Strong Earthquake Jolts Japan, More Than 190 Are Injured

Reuters
WATCH LIVE

A strong earthquake jolted northwestern Japan on Monday, injuring more than 190 people, destroying houses and sparking a fire at a nuclear power plant, Japanese media and officials said.

"I was on the street, and there was strong sideways shaking. I couldn't remain standing. One wall has collapsed," gasoline station worker Hiroki Takahashi told public broadcaster NHK in Kashiwazaki City, near the focus of the quake, where television reported at least 12 people were trapped under collapsed houses.

One person was in critical condition after being pulled from a collapsed building, media said, but there were no initial reports of deaths from the magnitude 6.8 tremor, centered some 250 km (155 miles) northwest of Tokyo. 

Several houses collapsed and a temple's roof caved in, television pictures showed. Buildings swayed in Tokyo, and nuclear power reactors in Niigata prefecture were shut down for checks but there were no radiation leaks reported.

Black smoke billowed from a fire in an electrical transformer building at the Kashiwazaki Kariwa nuclear power plant near the epicenter. The fire was largely out by noon.  Bullet trains to the area were halted briefly and local trains stopped. TV pictures showed one train had fallen off the rails.

The 10:13 a.m. Tokyo time quake with a magnitude of 6.8 was centered around 60 km (37 miles) southwest of Niigata, revised upwards from a preliminary 6.6 magnitude.

Prime Minister Shinzo Abe had cut short campaigning for an upcoming Upper House election and was returning to Tokyo, Chief Cabinet Secretary Yasuhisa Shiozaki told a news conference. The government had established an emergency office to deal with the quake, he added.

Monday is a holiday in Japan so financial markets were closed.

"Gas seems to have leaked in some places.
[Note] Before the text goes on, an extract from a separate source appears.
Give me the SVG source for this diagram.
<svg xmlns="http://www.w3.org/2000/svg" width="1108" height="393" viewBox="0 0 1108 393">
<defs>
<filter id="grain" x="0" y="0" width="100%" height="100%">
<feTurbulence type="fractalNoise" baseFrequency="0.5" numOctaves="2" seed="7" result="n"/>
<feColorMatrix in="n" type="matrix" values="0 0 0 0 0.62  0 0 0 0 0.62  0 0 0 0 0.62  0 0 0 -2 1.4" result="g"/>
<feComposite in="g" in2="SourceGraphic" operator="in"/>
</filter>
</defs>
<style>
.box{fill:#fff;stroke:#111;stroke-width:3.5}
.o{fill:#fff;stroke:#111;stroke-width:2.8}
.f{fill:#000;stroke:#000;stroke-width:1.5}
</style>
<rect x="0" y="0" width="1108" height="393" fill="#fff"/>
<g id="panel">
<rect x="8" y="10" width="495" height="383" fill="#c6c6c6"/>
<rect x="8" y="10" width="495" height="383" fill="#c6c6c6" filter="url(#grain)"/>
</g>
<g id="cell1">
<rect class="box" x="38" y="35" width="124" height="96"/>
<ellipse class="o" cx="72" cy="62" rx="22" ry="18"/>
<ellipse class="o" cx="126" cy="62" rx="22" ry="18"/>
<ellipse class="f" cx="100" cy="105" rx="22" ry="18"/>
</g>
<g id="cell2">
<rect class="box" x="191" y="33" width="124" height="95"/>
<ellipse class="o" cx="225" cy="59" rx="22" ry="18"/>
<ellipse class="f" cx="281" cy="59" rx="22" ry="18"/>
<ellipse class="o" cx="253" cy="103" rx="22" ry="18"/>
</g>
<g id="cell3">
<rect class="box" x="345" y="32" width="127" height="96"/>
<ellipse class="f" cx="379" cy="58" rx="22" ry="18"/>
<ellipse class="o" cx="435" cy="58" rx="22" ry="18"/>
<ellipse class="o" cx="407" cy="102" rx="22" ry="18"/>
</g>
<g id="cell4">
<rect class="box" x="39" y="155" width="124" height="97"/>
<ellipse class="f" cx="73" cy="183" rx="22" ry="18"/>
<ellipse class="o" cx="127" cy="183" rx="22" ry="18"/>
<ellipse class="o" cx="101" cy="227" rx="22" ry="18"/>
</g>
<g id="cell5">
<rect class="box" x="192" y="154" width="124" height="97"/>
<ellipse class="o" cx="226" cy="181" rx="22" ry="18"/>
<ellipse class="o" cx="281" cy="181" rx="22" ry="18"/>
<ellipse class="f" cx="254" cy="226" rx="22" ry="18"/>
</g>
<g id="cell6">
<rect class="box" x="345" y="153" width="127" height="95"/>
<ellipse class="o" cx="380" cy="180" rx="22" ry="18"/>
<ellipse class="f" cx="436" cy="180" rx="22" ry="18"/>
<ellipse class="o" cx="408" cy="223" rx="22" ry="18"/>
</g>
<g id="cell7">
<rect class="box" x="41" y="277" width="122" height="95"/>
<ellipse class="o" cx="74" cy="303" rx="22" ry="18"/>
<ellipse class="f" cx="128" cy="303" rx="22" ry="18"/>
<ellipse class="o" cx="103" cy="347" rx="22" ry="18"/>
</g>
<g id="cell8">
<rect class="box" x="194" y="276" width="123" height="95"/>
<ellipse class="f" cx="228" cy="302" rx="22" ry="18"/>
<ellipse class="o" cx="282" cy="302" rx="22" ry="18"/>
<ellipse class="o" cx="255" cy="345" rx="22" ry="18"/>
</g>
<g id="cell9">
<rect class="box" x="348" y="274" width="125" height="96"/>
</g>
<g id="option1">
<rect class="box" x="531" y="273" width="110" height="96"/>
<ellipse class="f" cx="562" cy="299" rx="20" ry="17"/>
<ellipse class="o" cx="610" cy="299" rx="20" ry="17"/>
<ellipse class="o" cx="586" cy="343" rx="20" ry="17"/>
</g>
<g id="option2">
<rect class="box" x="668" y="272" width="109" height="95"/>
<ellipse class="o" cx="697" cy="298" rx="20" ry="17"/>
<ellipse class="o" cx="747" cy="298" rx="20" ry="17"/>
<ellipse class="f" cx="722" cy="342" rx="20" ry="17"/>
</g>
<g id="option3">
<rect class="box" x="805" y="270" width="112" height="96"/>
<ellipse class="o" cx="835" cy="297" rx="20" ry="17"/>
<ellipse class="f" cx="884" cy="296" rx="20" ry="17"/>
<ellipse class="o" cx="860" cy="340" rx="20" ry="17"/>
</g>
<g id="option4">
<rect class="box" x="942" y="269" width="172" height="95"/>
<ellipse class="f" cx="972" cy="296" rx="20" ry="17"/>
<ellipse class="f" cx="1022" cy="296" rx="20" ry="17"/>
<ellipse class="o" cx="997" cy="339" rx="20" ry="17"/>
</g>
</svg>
Electricity is fine, but I can't go inside," Kashiwazaki resident Masae Yanai told public broadcaster NHK.

Tsunami warning sirens sounded along affected stretches of the Sea of Japan, with a surge of up to about 50 cm (20 inches) predicted, but the warning was later withdrawn.

Niigata was the site of an October 2004 earthquake with a matching magnitude of 6.8 that killed 65 people and injured more than 3,000. That was the deadliest quake since a magnitude 7.3 tremor hit the city of Kobe in 1995, killing more than 6,400.